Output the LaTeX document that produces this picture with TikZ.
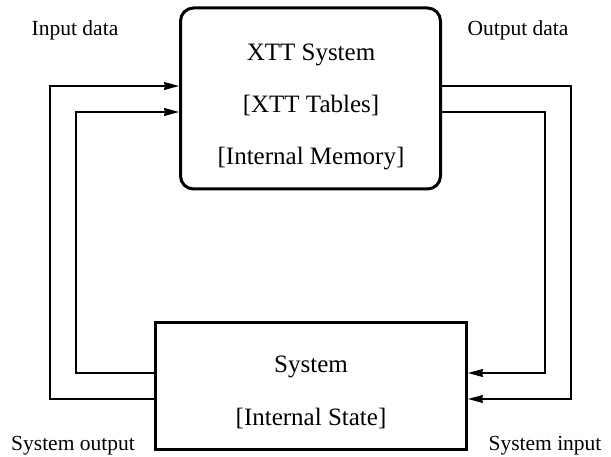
\documentclass[tikz,border=0pt]{standalone}
\usepackage{fontspec}
\setmainfont{Liberation Serif}
\usetikzlibrary{arrows.meta}
\begin{document}
\begin{tikzpicture}[x=1pt,y=-1pt,
  boxstyle/.style={draw,line width=3pt,inner sep=0pt},
  conn/.style={line width=1.4pt},
  arr/.style={conn,-{Stealth[length=15pt,width=8pt,inset=1pt]}},
  boxtext/.style={anchor=base,inner sep=0pt,font=\fontsize{25}{29}\selectfont},
  lbl/.style={anchor=base,inner sep=0pt,font=\fontsize{21.5}{25}\selectfont}]
\useasboundingbox (0,0) rectangle (611,457);
\node[boxstyle,rounded corners=13pt,minimum width=260pt,minimum height=181pt] (top) at (310.5,98.5) {};
\node[boxstyle,minimum width=311pt,minimum height=126pt] (bot) at (311,386) {};
\node[boxtext] (t1) at (311,61) {XTT System};
\node[boxtext] (t2) at (311,113) {[XTT Tables]};
\node[boxtext] (t3) at (311,165) {[Internal Memory]};
\node[boxtext] (b1) at (311,373) {System};
\node[boxtext] (b2) at (311,425) {[Internal State]};
\node[lbl] (lin) at (75,36) {Input data};
\node[lbl] (lout) at (518,36) {Output data};
\node[lbl] (lso) at (73,450) {System output};
\node[lbl] (lsi) at (545,450) {System input};
\coordinate (ro1) at (571,86);
\coordinate (ro2) at (571,399);
\coordinate (ri1) at (545,112);
\coordinate (ri2) at (545,373);
\coordinate (lo1) at (50,86);
\coordinate (lo2) at (50,399);
\coordinate (li1) at (76,112);
\coordinate (li2) at (76,373);
\draw[arr] (top.east |- ro1) -- (ro1) -- (ro2) -- (bot.east |- ro2);
\draw[arr] (top.east |- ri1) -- (ri1) -- (ri2) -- (bot.east |- ri2);
\draw[arr] (bot.west |- lo2) -- (lo2) -- (lo1) -- (top.west |- lo1);
\draw[arr] (bot.west |- li2) -- (li2) -- (li1) -- (top.west |- li1);
\end{tikzpicture}
\end{document}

____

§ What to produce:
Write out again every line above exactly as given; the pictures do not belong in the copy.

§ Exercise solution:
Output the LaTeX document that produces this picture with TikZ.
\documentclass[tikz,border=0pt]{standalone}
\usepackage{fontspec}
\setmainfont{Liberation Serif}
\usetikzlibrary{arrows.meta}
\begin{document}
\begin{tikzpicture}[x=1pt,y=-1pt,
  boxstyle/.style={draw,line width=3pt,inner sep=0pt},
  conn/.style={line width=1.4pt},
  arr/.style={conn,-{Stealth[length=15pt,width=8pt,inset=1pt]}},
  boxtext/.style={anchor=base,inner sep=0pt,font=\fontsize{25}{29}\selectfont},
  lbl/.style={anchor=base,inner sep=0pt,font=\fontsize{21.5}{25}\selectfont}]
\useasboundingbox (0,0) rectangle (611,457);
\node[boxstyle,rounded corners=13pt,minimum width=260pt,minimum height=181pt] (top) at (310.5,98.5) {};
\node[boxstyle,minimum width=311pt,minimum height=126pt] (bot) at (311,386) {};
\node[boxtext] (t1) at (311,61) {XTT System};
\node[boxtext] (t2) at (311,113) {[XTT Tables]};
\node[boxtext] (t3) at (311,165) {[Internal Memory]};
\node[boxtext] (b1) at (311,373) {System};
\node[boxtext] (b2) at (311,425) {[Internal State]};
\node[lbl] (lin) at (75,36) {Input data};
\node[lbl] (lout) at (518,36) {Output data};
\node[lbl] (lso) at (73,450) {System output};
\node[lbl] (lsi) at (545,450) {System input};
\coordinate (ro1) at (571,86);
\coordinate (ro2) at (571,399);
\coordinate (ri1) at (545,112);
\coordinate (ri2) at (545,373);
\coordinate (lo1) at (50,86);
\coordinate (lo2) at (50,399);
\coordinate (li1) at (76,112);
\coordinate (li2) at (76,373);
\draw[arr] (top.east |- ro1) -- (ro1) -- (ro2) -- (bot.east |- ro2);
\draw[arr] (top.east |- ri1) -- (ri1) -- (ri2) -- (bot.east |- ri2);
\draw[arr] (bot.west |- lo2) -- (lo2) -- (lo1) -- (top.west |- lo1);
\draw[arr] (bot.west |- li2) -- (li2) -- (li1) -- (top.west |- li1);
\end{tikzpicture}
\end{document}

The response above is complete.